After a lot of trail and error, I found that I only needed to perform the following mods:

  • 4GB memory mod
  • Enhanced memory timings for each strap and memory type
  • Replace the PCS+ 390/390X PowerPlay with a reference 390/390X PowerPlay to stabilize voltage regulation

I ended up creating the following BIOS combinations:

Stock with a Performance Boost:

  • 290 BIOS with 390 Memory Controller
  • 290X BIOS with 390 Memory Controller

390X with 290X Temperatures/Overclocking:

  • 390 BIOS with 290 Power Play
  • 390X BIOS with 290X Power Play

390X with Low Voltage/Temperatures/Reduced Overclocking:

  • 390 BIOS with 390 Power Play
  • 390X BIOS with 390X Power Play



The end result of my BIOS mod is that I am finally able to overclock my Samsung card’s memory beyond 1375 MHz. In fact, I am able to reach 1540 MHz RAM using both my Samsung and Hynix cards thereby managing to eek out an additional 6% of performance according to 3dMark.

I also ended up playing around with a 290/290X BIOS and discovered that simply replacing the memory controller in the BIOS with a 390 memory controller I got a free 3% performance boost.

11/22/2016: I have noticed that the other 390 BIOSes are not stable on my machines. I have decided to just use a 290 BIOS with the 390MC but will leave this post present for anyone who wants to continue to hack.

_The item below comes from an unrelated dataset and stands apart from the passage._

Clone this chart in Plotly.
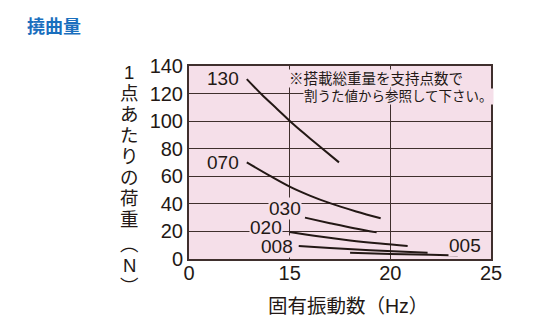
import plotly.graph_objects as go

# ---- data ----
x_tickvals = [10, 15, 20, 25]
x_ticktext = ["0", "15", "20", "25"]
y_tickvals = [0, 20, 40, 60, 80, 100, 120, 140]

series_names = ["130", "070", "030", "020", "008", "005"]
x_130 = [12.87, 13.6, 14.4, 15.2, 16.3, 17.45]
y_130 = [130.5, 119.5, 108.5, 97.5, 84.0, 70.1]
x_070 = [12.87, 14.0, 15.0, 16.0, 17.0, 18.3, 19.52]
y_070 = [70.1, 60.5, 52.5, 46.0, 40.5, 34.5, 29.5]
x_030 = [15.76, 17.0, 18.2, 19.32]
y_030 = [30.0, 26.0, 22.3, 19.3]
x_020 = [15.0, 16.5, 18.0, 19.5, 20.86]
y_020 = [19.6, 16.3, 13.5, 11.2, 9.4]
x_008 = [15.45, 17.0, 19.0, 21.85]
y_008 = [9.4, 7.9, 6.3, 4.6]
x_005 = [18.0, 20.0, 22.0, 23.35]
y_005 = [4.6, 3.6, 3.0, 2.6]

label_x = [11.69, 11.70, 14.77, 13.83, 14.39, 23.71]
label_y = [131.0, 70.1, 36.3, 22.7, 9.4, 9.6]

title_text = "撓曲量"
x_title = "固有振動数（Hz）"
y_title_chars = ["1", "点", "あ", "た", "り", "の", "荷", "重", "︵", "N", "︶"]
note_lines = ["※搭載総重量を支持点数で", "割うた値から参照して下さい。"]

# ---- style ----
INK = "#231815"
GRID = "#3f2f2d"
PINK = "#f5dfe9"
BLUE = "#1a6fbe"
LATIN = "Liberation Sans, Arial, sans-serif"
CJK = "Noto Sans CJK JP, sans-serif"
MIXED = "Liberation Sans, Noto Sans CJK JP, sans-serif"

W, H = 533, 324
L, R, T, B = 189, 491, 66, 259


def px_x(p):
    return (p - L) / (R - L)


def px_y(p):
    return (B - p) / (B - T)


fig = go.Figure()
for xs, ys in [(x_130, y_130), (x_070, y_070), (x_030, y_030),
               (x_020, y_020), (x_008, y_008), (x_005, y_005)]:
    fig.add_trace(go.Scatter(x=xs, y=ys, mode="lines",
                             line=dict(color=INK, width=2, shape="spline"),
                             showlegend=False, hoverinfo="skip"))

annotations = []
for name, lx, ly in zip(series_names, label_x, label_y):
    annotations.append(dict(x=lx, y=ly, xref="x", yref="y", text=name,
                            showarrow=False, bgcolor=PINK, borderpad=0,
                            font=dict(family=LATIN, size=19, color=INK)))

# note inside plot
annotations.append(dict(x=px_x(288), y=px_y(78), xref="paper", yref="paper",
                        text=note_lines[0], showarrow=False, xanchor="left",
                        yanchor="middle", bgcolor=PINK, borderpad=0,
                        font=dict(family=MIXED, size=14.5, color=INK)))
annotations.append(dict(x=px_x(303), y=px_y(96.5), xref="paper", yref="paper",
                        text=note_lines[1], showarrow=False, xanchor="left",
                        yanchor="middle", bgcolor=PINK, borderpad=0,
                        font=dict(family=MIXED, size=13.5, color=INK)))

# chart title
annotations.append(dict(x=px_x(25), y=px_y(27), xref="paper", yref="paper",
                        text="<b>" + title_text + "</b>", showarrow=False,
                        xanchor="left", yanchor="middle",
                        font=dict(family=MIXED, size=18, color=BLUE)))

# x-axis title
annotations.append(dict(x=px_x(348), y=px_y(306), xref="paper", yref="paper",
                        text=x_title, showarrow=False, xanchor="center",
                        yanchor="middle",
                        font=dict(family=MIXED, size=19.5, color=INK)))

# vertical y-axis title (one upright character per line)
y_char_pos = [72, 93, 114, 135, 156, 177, 198, 219, 244, 265, 286]
for ch, py in zip(y_title_chars, y_char_pos):
    annotations.append(dict(x=px_x(129), y=px_y(py), xref="paper", yref="paper",
                            text=ch, showarrow=False, xanchor="center",
                            yanchor="middle",
                            font=dict(family=MIXED, size=18.5, color=INK)))

fig.update_layout(
    width=W, height=H,
    margin=dict(l=L, r=W - R, t=T, b=H - B, pad=0),
    paper_bgcolor="white",
    plot_bgcolor=PINK,
    annotations=annotations,
    showlegend=False,
)
fig.update_xaxes(range=[10, 25], tickvals=x_tickvals, ticktext=x_ticktext,
                 showgrid=True, gridcolor=GRID, gridwidth=1.2,
                 showline=True, linecolor=GRID, linewidth=2, mirror=True,
                 ticks="", zeroline=False, ticklabelstandoff=-5,
                 tickfont=dict(family=LATIN, size=20, color=INK))
fig.update_yaxes(range=[0, 140], tickvals=y_tickvals,
                 showgrid=True, gridcolor=GRID, gridwidth=1.2,
                 showline=True, linecolor=GRID, linewidth=2, mirror=True,
                 ticks="", zeroline=False,
                 tickfont=dict(family=LATIN, size=20, color=INK))

fig.write_html("out.html")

Flashing to a modded R9 390 BIOS

For those who are adventurous and want to experiment, you can follow these steps:

  1. Verify that you own a LF R29F V1.0 PCB revision PowerColor R9 290/290X with 4GB of memory
  2. Read this thread for more detailed flashing directions
  3. Download my modded BIOSes here
  4. Backup your current BIOS
  5. Uninstall your drivers and delete your Afterburner/Trixx profiles.
  6. Flash your video card
  7. Reinstall the latest drivers 
  8. Play some games to test stability

Good luck!

    Disclaimer: I am not responsible for any damage caused to your device. Always keep a backup of your original BIOS.